In the Back Yard

This Sunday was Father’s Day, and our family had the chance to spend the day primarily out on the new back deck. You see, as of two weeks ago our back yard looked like this:

You see, we had a deck when we first moved in, but the previous owners had done everything wrong. They’d tied it into the house, they’d painted it with interior paint, they’d lined the ground underneath with plastic causing water to pool there… So much poor construction. There are all kinds of pictures of the original in my post about building a garden, when I took the old deck out to make room for my vegetable garden. But when that deck was gone, we didn’t have the funds to build a new one right away, so that section just became a mud pit for a few years (the ground here is mostly clay and is slick when wet). My husband used a few salvaged paving stones to keep the barbecues from sinking too badly, but that’s all we were able to do for a while.

Last week, though, my brother-in-law built us a deck. The actual work only took a couple of days, and with all of his experience in the trade he made it look so easy! (It would have taken me a month, and much frustration and swearing.) Not only did he build the deck, but he re-leveled the ground underneath so that now it drains away from the house instead of toward. He also put in gravel with a layer of landscape fabric underneath, creating better drainage and resisting weeds at the same time. (You would think that the lack of sun underneath would keep plants from growing at all, but I have been waging war against an ivy vine since I moved into this house.)

So no more mud pit, proper drainage, and a lovely deck upon which to spend the summer! We’re just waiting on the delivery of some new boards for the stairs so that they match, since I’d salvaged old stair brackets we wanted to use. But for now it’s totally functional, and still beautiful. I am so happy!

Having a brand new lovely deck encouraged me to get off my butt and plant my main vegetable garden, too. My tomatoes actually self-seeded this year — not in those nice straight lines, I picked the best ones and arranged them how I liked. Now we’ll have to see how well they fruit. I also planted white radishes, eggplants, onions, beets, and potatoes. The potatoes are where nothing has sprouted above-ground yet, but I find they can be slow starters.

The weather was so lovely this weekend that we ended up spending most of our time in the back yard. Sunday was especially warm, and I didn’t want to cook indoors, so my husband did the stereotypical thing of grilling up some hamburgers on Father’s Day. It was so nice to be able to just sit outside and enjoy the summer — although there was a fair amount of goofing around too, and my hubby playing soccer with the kids. All in all, it was a lovely, low-key Father’s Day.

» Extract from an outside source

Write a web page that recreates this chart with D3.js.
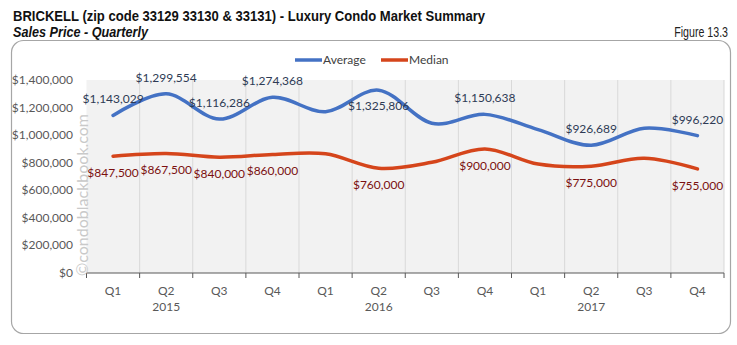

Now to plan a nice barbecue for next week so that I can have my BIL over for a thank-you meal!

How to Fix Lumpy Gravy

I love gravy and I’ll eat it with just about any meat, steamed vegetable, or starch. It’s to die for on mashed potatoes and it’s fantastic over an open-faced hot turkey sandwich. However, it’s also really easy to get wrong. If it’s too thin, you can always dust in a bit more flour or simmer it for a while to reduce. But if it’s lumpy, it’s absolutely nasty. Those congealed lumps of flour and fat are just… Ew.

I’ve accidentally made lumpy gravy many times over the years — although the stuff pictured above was done on purpose to illustrate the point. I’ve tried pre-mixing the flour with water, I’ve thickened it with a roux instead, I’ve whisked until it feels like my arm is going to fall off. I’ve tried every tip and trick in my cookbooks, but sometimes the gravy still comes up lumpy, and it seems like the only way to salvage it is to strain it (which still can leave some tiny lumps).

When my mother taught me how to make gravy, she insisted that it be perfectly smooth, or it couldn’t be served. Lumps in anything make Mom gag, so potatoes were always mashed or whipped silky smooth, we never ate cream of wheat, and bubble tea was absolutely out. So if I messed up the gravy, we were out of luck even if it was intended to be a part of a major roast meal. Don’t ask me why, but this technique of fixing the problem never came up:

Just run the gravy through the blender. It comes out smooth every time. Not only that, but lumpy gravy tends to get really thick when you finally get it to an even consistency, so this is a great time to thin it out using a bit of the appropriate stock. The one in the photo above was loco moco hamburger gravy, so I thinned it with beef stock. There are probably a bunch of you who were using this technique for years and are agog that I’m thinking it’s revolutionary, but honestly it’s totally new to me. And if my crappy old two-speed General Electric machine from the 70’s with dull blades can do the trick, any blender can.

This works for all kinds of sauces, by the way. White sauce I find is also very prone to lumpiness if you’re not careful, but it does blend nicely. As with blending all hot things, do exert extra care to prevent burns!

The loco moco turned out great, by the way, even if I didn’t have any parsley or tomatoes for garnish. I find that it pairs rather nicely with steamed spinach, since you can combine it with the gravy and meat for a wonderful, rich flavour.